WRITTEN TASK:
Copy each line that contains the word "this".

Items from a dataset
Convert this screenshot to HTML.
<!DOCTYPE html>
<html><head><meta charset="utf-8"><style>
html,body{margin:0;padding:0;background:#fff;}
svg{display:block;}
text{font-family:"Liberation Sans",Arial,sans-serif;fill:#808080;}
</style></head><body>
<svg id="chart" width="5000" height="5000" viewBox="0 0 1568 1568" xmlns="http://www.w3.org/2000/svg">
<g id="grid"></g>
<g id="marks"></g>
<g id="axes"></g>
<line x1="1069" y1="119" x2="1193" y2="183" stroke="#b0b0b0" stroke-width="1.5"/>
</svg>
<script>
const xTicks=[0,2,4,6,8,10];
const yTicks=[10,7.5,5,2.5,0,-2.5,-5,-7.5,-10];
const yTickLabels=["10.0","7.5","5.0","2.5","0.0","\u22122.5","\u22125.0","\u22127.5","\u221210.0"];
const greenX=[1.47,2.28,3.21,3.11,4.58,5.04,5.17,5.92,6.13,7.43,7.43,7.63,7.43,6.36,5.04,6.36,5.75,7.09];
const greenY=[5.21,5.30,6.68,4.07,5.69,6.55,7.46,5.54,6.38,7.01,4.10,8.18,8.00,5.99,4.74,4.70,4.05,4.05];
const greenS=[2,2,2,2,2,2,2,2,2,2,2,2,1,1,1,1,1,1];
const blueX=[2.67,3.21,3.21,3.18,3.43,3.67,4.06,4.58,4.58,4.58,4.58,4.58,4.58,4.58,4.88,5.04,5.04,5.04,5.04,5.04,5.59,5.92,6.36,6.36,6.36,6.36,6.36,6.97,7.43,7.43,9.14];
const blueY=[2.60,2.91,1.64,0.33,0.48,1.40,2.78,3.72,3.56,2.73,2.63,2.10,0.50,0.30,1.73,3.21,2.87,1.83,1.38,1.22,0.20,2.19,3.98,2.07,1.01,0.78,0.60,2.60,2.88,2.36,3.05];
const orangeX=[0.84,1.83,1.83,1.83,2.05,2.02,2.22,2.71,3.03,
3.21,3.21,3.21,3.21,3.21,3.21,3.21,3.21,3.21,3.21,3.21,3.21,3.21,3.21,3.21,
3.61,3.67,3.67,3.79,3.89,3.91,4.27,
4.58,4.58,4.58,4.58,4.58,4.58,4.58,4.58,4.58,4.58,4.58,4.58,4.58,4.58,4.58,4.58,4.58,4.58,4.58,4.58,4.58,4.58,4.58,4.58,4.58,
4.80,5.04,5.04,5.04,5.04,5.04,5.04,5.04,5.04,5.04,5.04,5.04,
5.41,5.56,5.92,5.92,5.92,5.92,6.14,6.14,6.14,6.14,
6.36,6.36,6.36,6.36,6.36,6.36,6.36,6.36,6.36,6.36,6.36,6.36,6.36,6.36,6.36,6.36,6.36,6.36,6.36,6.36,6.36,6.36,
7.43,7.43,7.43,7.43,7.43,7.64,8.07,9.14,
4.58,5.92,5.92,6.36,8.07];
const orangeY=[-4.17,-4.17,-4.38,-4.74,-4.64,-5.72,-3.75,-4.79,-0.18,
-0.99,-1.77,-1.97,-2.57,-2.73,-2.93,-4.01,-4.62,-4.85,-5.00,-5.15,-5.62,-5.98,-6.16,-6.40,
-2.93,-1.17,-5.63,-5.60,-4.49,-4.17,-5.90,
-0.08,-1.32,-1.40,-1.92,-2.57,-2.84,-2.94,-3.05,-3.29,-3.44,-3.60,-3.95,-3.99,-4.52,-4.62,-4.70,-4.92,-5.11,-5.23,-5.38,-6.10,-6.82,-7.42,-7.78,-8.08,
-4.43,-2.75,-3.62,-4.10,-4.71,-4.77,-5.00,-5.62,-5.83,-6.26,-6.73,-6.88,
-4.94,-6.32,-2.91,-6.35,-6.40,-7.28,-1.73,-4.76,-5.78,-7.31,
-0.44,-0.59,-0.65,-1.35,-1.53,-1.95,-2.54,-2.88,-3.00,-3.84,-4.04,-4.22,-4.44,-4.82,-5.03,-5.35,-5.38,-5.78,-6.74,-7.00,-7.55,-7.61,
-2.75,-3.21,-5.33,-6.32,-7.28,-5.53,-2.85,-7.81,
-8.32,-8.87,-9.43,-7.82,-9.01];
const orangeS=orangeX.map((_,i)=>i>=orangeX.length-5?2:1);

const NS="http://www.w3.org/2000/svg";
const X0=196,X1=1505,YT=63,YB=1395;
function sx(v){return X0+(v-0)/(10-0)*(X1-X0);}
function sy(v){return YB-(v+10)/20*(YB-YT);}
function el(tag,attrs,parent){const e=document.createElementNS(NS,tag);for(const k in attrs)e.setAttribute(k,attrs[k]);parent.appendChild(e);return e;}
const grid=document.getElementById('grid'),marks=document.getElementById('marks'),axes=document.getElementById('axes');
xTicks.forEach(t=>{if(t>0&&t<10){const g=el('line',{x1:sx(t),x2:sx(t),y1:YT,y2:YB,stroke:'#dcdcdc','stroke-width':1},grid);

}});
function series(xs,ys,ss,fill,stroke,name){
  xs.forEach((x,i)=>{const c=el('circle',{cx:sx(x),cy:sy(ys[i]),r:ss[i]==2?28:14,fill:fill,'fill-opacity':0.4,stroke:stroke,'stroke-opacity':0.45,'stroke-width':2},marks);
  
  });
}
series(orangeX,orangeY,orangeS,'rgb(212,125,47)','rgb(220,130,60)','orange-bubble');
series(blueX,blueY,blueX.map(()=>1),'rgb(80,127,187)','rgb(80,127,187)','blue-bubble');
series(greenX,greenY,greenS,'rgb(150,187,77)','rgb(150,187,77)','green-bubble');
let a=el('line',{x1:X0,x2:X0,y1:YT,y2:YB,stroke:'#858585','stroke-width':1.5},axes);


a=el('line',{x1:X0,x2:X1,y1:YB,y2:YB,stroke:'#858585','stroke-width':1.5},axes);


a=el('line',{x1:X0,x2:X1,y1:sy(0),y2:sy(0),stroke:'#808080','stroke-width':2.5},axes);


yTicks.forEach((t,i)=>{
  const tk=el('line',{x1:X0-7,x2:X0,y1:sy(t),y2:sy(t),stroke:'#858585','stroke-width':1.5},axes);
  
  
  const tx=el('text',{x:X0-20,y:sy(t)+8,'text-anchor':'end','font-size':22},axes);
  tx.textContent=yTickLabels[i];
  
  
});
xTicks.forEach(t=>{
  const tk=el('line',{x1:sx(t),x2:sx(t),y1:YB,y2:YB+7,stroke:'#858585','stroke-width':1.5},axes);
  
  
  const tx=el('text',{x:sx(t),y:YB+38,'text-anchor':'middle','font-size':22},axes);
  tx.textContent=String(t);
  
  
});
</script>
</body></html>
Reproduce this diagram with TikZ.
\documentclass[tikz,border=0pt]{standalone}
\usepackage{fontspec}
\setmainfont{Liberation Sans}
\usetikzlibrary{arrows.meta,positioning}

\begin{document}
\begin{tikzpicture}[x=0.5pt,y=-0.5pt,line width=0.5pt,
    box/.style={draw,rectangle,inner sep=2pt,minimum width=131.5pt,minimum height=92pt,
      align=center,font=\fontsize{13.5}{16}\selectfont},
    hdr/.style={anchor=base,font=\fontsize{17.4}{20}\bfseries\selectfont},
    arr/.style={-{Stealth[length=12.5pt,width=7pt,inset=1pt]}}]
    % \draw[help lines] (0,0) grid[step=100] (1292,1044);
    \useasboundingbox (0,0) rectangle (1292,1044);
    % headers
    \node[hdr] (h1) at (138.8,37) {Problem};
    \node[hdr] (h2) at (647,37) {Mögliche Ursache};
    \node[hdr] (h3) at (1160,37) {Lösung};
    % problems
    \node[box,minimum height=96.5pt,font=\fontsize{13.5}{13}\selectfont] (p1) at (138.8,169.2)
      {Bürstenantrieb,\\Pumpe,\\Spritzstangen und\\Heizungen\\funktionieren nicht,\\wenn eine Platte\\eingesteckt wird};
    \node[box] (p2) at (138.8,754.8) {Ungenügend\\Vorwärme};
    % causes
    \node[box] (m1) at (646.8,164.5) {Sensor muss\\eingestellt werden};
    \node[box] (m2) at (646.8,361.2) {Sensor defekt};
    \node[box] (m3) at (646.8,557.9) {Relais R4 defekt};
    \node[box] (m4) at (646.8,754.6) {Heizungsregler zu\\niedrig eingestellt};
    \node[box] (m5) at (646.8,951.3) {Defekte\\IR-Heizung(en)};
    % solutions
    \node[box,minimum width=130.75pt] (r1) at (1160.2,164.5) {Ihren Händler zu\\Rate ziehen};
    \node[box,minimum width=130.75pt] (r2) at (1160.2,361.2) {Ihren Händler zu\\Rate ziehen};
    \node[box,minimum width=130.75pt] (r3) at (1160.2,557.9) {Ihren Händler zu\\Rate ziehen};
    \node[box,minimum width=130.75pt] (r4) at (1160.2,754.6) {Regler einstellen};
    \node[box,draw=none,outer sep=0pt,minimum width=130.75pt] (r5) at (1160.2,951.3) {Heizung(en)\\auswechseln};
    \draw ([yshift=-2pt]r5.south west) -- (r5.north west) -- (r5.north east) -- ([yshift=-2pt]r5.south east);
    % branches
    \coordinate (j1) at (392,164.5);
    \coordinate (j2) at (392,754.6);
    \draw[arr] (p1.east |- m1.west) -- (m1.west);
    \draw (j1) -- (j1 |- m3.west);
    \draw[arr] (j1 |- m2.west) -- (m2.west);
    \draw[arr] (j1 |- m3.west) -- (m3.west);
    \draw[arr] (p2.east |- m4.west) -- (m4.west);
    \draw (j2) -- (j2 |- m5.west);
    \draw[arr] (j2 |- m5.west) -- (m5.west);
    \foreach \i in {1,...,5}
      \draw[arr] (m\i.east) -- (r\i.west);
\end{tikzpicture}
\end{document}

EXERCISE ANSWER:
Convert this screenshot to HTML.
Reproduce this diagram with TikZ.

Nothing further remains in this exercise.